Breaking the sometimes difficult task of saving money into simple steps can make things a lot easier. Just use these three simple steps to jump-start your savings success.

 

Step #1 – Establish Your Savings Goals

You will not be able to meet your savings goals until you know what they are. It is important to set clear savings goals so you have something to work toward. Be careful not to make your goals too aggressive in the beginning. Something as simple as putting 1% of your pay into a retirement plan or shifting $20 from every paycheck to a savings account can be a great goal.

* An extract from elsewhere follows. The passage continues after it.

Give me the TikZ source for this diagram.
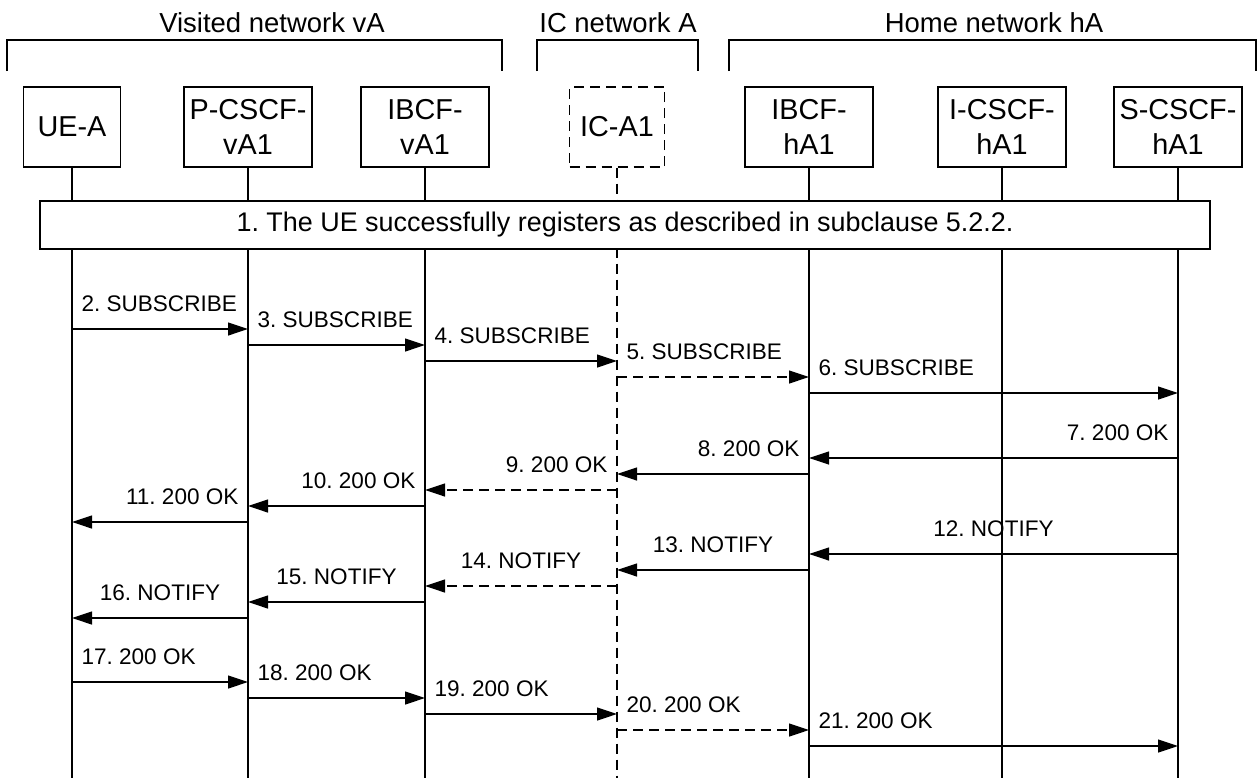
\documentclass[tikz,border=0pt]{standalone}
\usepackage{fontspec}
\setmainfont{Liberation Sans}
\usetikzlibrary{arrows.meta}
\frenchspacing
\tikzset{
  ent/.style={draw,minimum height=60pt,inner sep=0pt,align=center,font=\fontsize{21.6}{26}\selectfont},
  net/.style={anchor=base,inner sep=0pt,font=\fontsize{20.6}{24}\selectfont},
  lbl/.style={inner sep=0pt,font=\fontsize{16.9}{20}\selectfont},
  msg/.style={-{Triangle[length=15pt,width=9.75pt]}},
  icdash/.style={dash pattern=on 7.5pt off 4.5pt},
  fwd/.style={lbl,pos=0,anchor=base west,xshift=6.75pt,yshift=13.1pt},
  bwd/.style={lbl,pos=0,anchor=base east,xshift=-6.75pt,yshift=13.1pt},
  mid/.style={lbl,midway,anchor=base,yshift=13.1pt}
}
\begin{document}
\begin{tikzpicture}[x=0.75pt,y=-0.75pt,line width=0.9pt]
	\useasboundingbox (0,0) rectangle (1260,778);
	\node[net] (vnet) at (272,32) {Visited network vA};
	\node[net] (inet) at (618,32) {IC network A};
	\node[net] (hnet) at (994,32) {Home network hA};
	\draw (7,71)--(7,40)--(502,40)--(502,71);
	\draw (537,71)--(537,40)--(698,40)--(698,71);
	\draw (729,71)--(729,40)--(1256,40)--(1256,71);
	\node[ent,minimum width=72.75pt] (ue) at (72,127) {UE-A};
	\node[ent,minimum width=96pt] (pcv) at (248,127) {P-CSCF-\\vA1};
	\node[ent,minimum width=96pt] (ibv) at (425,127) {IBCF-\\vA1};
	\node[ent,icdash,minimum width=71.25pt] (ica) at (617,127) {IC-A1};
	\node[ent,minimum width=96pt] (ibh) at (809,127) {IBCF-\\hA1};
	\node[ent,minimum width=96pt] (ich) at (1002,127) {I-CSCF-\\hA1};
	\node[ent,minimum width=96pt] (sch) at (1178,127) {S-CSCF-\\hA1};
	\foreach \n in {ue,pcv,ibv,ibh,ich,sch}
		\draw (\n.south)--(\n.south |- 0,778);
	\draw[icdash] (ica.south)--(ica.south |- 0,778);
	\node[draw,fill=white,inner sep=0pt,font=\fontsize{20.2}{24}\selectfont,minimum width=877.5pt,minimum height=36pt] (reg) at (625,225)
		{1. The UE successfully registers as described in subclause 5.2.2.};
	\draw[msg] (ue |- 0,329)--(pcv |- 0,329) node[fwd] (m2) {2. SUBSCRIBE};
	\draw[msg] (pcv |- 0,345)--(ibv |- 0,345) node[fwd] (m3) {3. SUBSCRIBE};
	\draw[msg] (ibv |- 0,361)--(ica |- 0,361) node[fwd] (m4) {4. SUBSCRIBE};
	\draw[msg,icdash] (ica |- 0,377)--(ibh |- 0,377) node[fwd] (m5) {5. SUBSCRIBE};
	\draw[msg] (ibh |- 0,393)--(sch |- 0,393) node[fwd] (m6) {6. SUBSCRIBE};
	\draw[msg] (sch |- 0,458)--(ibh |- 0,458) node[bwd] (m7) {7. 200 OK};
	\draw[msg] (ibh |- 0,474)--(ica |- 0,474) node[bwd] (m8) {8. 200 OK};
	\draw[msg,icdash] (ica |- 0,490)--(ibv |- 0,490) node[bwd] (m9) {9. 200 OK};
	\draw[msg] (ibv |- 0,506)--(pcv |- 0,506) node[bwd] (m10) {10. 200 OK};
	\draw[msg] (pcv |- 0,522)--(ue |- 0,522) node[bwd] (m11) {11. 200 OK};
	\draw[msg] (sch |- 0,554)--(ibh |- 0,554) node[mid] (m12) {12. NOTIFY};
	\draw[msg] (ibh |- 0,570)--(ica |- 0,570) node[mid] (m13) {13. NOTIFY};
	\draw[msg,icdash] (ica |- 0,586)--(ibv |- 0,586) node[mid] (m14) {14. NOTIFY};
	\draw[msg] (ibv |- 0,602)--(pcv |- 0,602) node[mid] (m15) {15. NOTIFY};
	\draw[msg] (pcv |- 0,618)--(ue |- 0,618) node[mid] (m16) {16. NOTIFY};
	\draw[msg] (ue |- 0,682)--(pcv |- 0,682) node[fwd] (m17) {17. 200 OK};
	\draw[msg] (pcv |- 0,698)--(ibv |- 0,698) node[fwd] (m18) {18. 200 OK};
	\draw[msg] (ibv |- 0,714)--(ica |- 0,714) node[fwd] (m19) {19. 200 OK};
	\draw[msg,icdash] (ica |- 0,730)--(ibh |- 0,730) node[fwd] (m20) {20. 200 OK};
	\draw[msg] (ibh |- 0,746)--(sch |- 0,746) node[fwd] (m21) {21. 200 OK};
\end{tikzpicture}
\end{document}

As you get more familiar with saving money, you can expand your goals and save even more. Saving is a learned behavior, and the sooner you get started the easier it will be.

 

Step #2 – Decide How Much You Need to Save

If you currently have no savings at all, your first goal should be establishing an emergency fund. You never know when a sudden financial emergency will arise, and being able to meet a sudden obligation will give you real peace of mind.

Financial experts recommend building an emergency fund equal to at least three to six months’ worth of living expenses. Start by looking through your checkbook and monthly bills to see how much you spend in the average month, then set a savings goal for three to six times that amount. You may not be able to get there overnight, but knowing how much you need to save can help you get started.

 

Step #3 – Handle Financial Windfalls the Right Way

Handling financial windfalls is an integral part of smart saving. Whether you are trying to decide how to spend your tax refund or figuring out what to do with a bonus at work, how you handle that money can make a big difference.

If you are eligible for a bonus from your employer, think about putting half of the windfall into your retirement plan and spending the rest. You will still get to enjoy the money, but you will also be putting some of it to work.

You can use the same strategy when you get a raise at work. If you get a 3% raise, try boosting your retirement plan contribution by 1.5%. Your paycheck will still be fatter, but so will your 401(k) account.

There is no magical formula for handling money and building your savings. Saving money is a behavior, and you need to make it a habit. Good financial habits are just as easy to learn as bad ones, and the sooner you get started the more you can save.